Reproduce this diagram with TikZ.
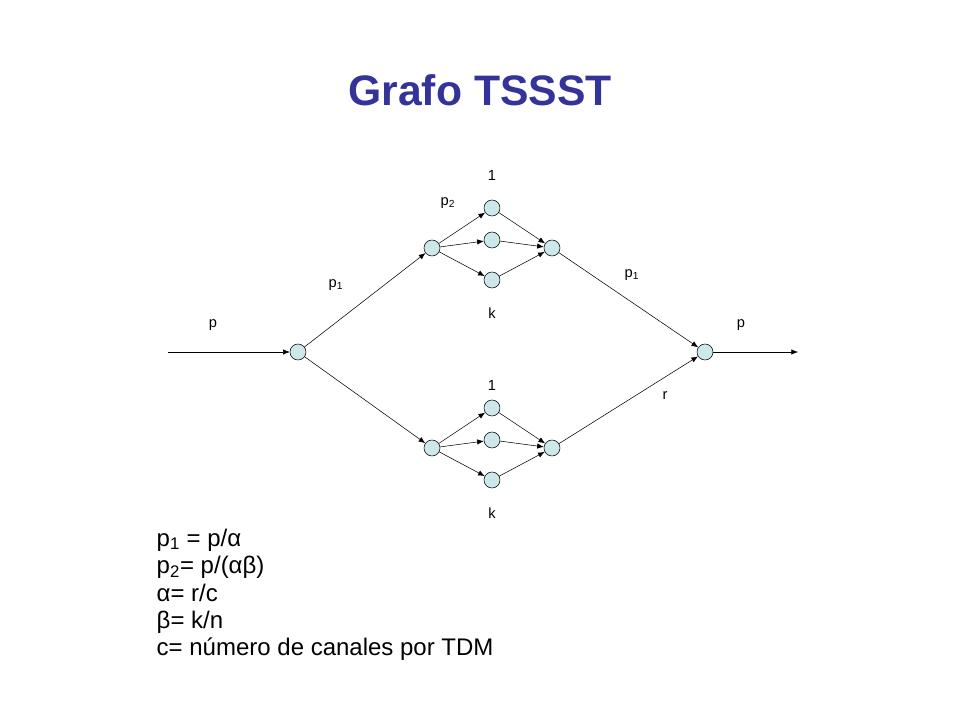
\documentclass[tikz,border=0pt]{standalone}
\usepackage{fontspec}
\setmainfont{Liberation Sans}
\usetikzlibrary{arrows.meta}
\definecolor{nodefill}{HTML}{CCE8EA}
\definecolor{titleblue}{HTML}{333399}
\tikzset{
  st/.style={circle,draw,fill=nodefill,minimum size=12pt,inner sep=0pt},
  lbl/.style={font=\fontsize{11}{12}\selectfont},
  arr/.style={-{Latex[length=5pt,width=4pt]}}
}
\begin{document}
\begin{tikzpicture}[x=0.75pt,y=-0.75pt]
  \useasboundingbox (0,0) rectangle (960,720);
  \node[font=\fontsize{32}{36}\selectfont\bfseries,text=titleblue] (title) at (480,90) {Grafo TSSST};
  % nodos
  \node[st] (s) at (298,352) {};
  \node[st] (t) at (705,352) {};
  \node[st] (ua) at (432,248) {};
  \node[st] (u1) at (492,208) {};
  \node[st] (u2) at (492,240) {};
  \node[st] (u3) at (492,280) {};
  \node[st] (ub) at (552,248) {};
  \node[st] (la) at (432,448) {};
  \node[st] (l1) at (492,408) {};
  \node[st] (l2) at (492,440) {};
  \node[st] (l3) at (492,480) {};
  \node[st] (lb) at (552,448) {};
  \coordinate (in) at (168,352);
  \coordinate (out) at (798,352);
  % arcos
  \draw[arr] (in) -- (s);
  \draw[arr] (t) -- (out);
  \draw[arr] (s) -- (ua);
  \draw[arr] (s) -- (la);
  \foreach \n in {1,2,3}{
    \draw[arr] (ua) -- (u\n);
    \draw[arr] (u\n) -- (ub);
    \draw[arr] (la) -- (l\n);
    \draw[arr] (l\n) -- (lb);
  }
  \draw[arr] (ub) -- (t);
  \draw[arr] (lb) -- (t);
  % etiquetas
  \node[lbl] (n1u) at (492,175) {1};
  \node[lbl] (p2) at (448,203) {p\textsubscript{2}};
  \node[lbl] (p1l) at (336,285) {p\textsubscript{1}};
  \node[lbl] (pin) at (213,325) {p};
  \node[lbl] (ku) at (492,313) {k};
  \node[lbl] (p1r) at (632,275) {p\textsubscript{1}};
  \node[lbl] (pout) at (741,325) {p};
  \node[lbl] (n1l) at (492,385) {1};
  \node[lbl] (r) at (665,396) {r};
  \node[lbl] (kl) at (492,513) {k};
  % formulas
  \node[anchor=north west,align=left,font=\fontsize{18}{20.6}\selectfont] (form) at (152,524)
    {p\textsubscript{1} = p/α\\p\textsubscript{2}= p/(αβ)\\α= r/c\\β= k/n\\c= número de canales por TDM};
\end{tikzpicture}
\end{document}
○ ○ ○ ○ ○ ○ ○
§ What is needed:
All of the material above should be reproduced exactly, except the pictures.

§ Task output:
Reproduce this diagram with TikZ.
\documentclass[tikz,border=0pt]{standalone}
\usepackage{fontspec}
\setmainfont{Liberation Sans}
\usetikzlibrary{arrows.meta}
\definecolor{nodefill}{HTML}{CCE8EA}
\definecolor{titleblue}{HTML}{333399}
\tikzset{
  st/.style={circle,draw,fill=nodefill,minimum size=12pt,inner sep=0pt},
  lbl/.style={font=\fontsize{11}{12}\selectfont},
  arr/.style={-{Latex[length=5pt,width=4pt]}}
}
\begin{document}
\begin{tikzpicture}[x=0.75pt,y=-0.75pt]
  \useasboundingbox (0,0) rectangle (960,720);
  \node[font=\fontsize{32}{36}\selectfont\bfseries,text=titleblue] (title) at (480,90) {Grafo TSSST};
  % nodos
  \node[st] (s) at (298,352) {};
  \node[st] (t) at (705,352) {};
  \node[st] (ua) at (432,248) {};
  \node[st] (u1) at (492,208) {};
  \node[st] (u2) at (492,240) {};
  \node[st] (u3) at (492,280) {};
  \node[st] (ub) at (552,248) {};
  \node[st] (la) at (432,448) {};
  \node[st] (l1) at (492,408) {};
  \node[st] (l2) at (492,440) {};
  \node[st] (l3) at (492,480) {};
  \node[st] (lb) at (552,448) {};
  \coordinate (in) at (168,352);
  \coordinate (out) at (798,352);
  % arcos
  \draw[arr] (in) -- (s);
  \draw[arr] (t) -- (out);
  \draw[arr] (s) -- (ua);
  \draw[arr] (s) -- (la);
  \foreach \n in {1,2,3}{
    \draw[arr] (ua) -- (u\n);
    \draw[arr] (u\n) -- (ub);
    \draw[arr] (la) -- (l\n);
    \draw[arr] (l\n) -- (lb);
  }
  \draw[arr] (ub) -- (t);
  \draw[arr] (lb) -- (t);
  % etiquetas
  \node[lbl] (n1u) at (492,175) {1};
  \node[lbl] (p2) at (448,203) {p\textsubscript{2}};
  \node[lbl] (p1l) at (336,285) {p\textsubscript{1}};
  \node[lbl] (pin) at (213,325) {p};
  \node[lbl] (ku) at (492,313) {k};
  \node[lbl] (p1r) at (632,275) {p\textsubscript{1}};
  \node[lbl] (pout) at (741,325) {p};
  \node[lbl] (n1l) at (492,385) {1};
  \node[lbl] (r) at (665,396) {r};
  \node[lbl] (kl) at (492,513) {k};
  % formulas
  \node[anchor=north west,align=left,font=\fontsize{18}{20.6}\selectfont] (form) at (152,524)
    {p\textsubscript{1} = p/α\\p\textsubscript{2}= p/(αβ)\\α= r/c\\β= k/n\\c= número de canales por TDM};
\end{tikzpicture}
\end{document}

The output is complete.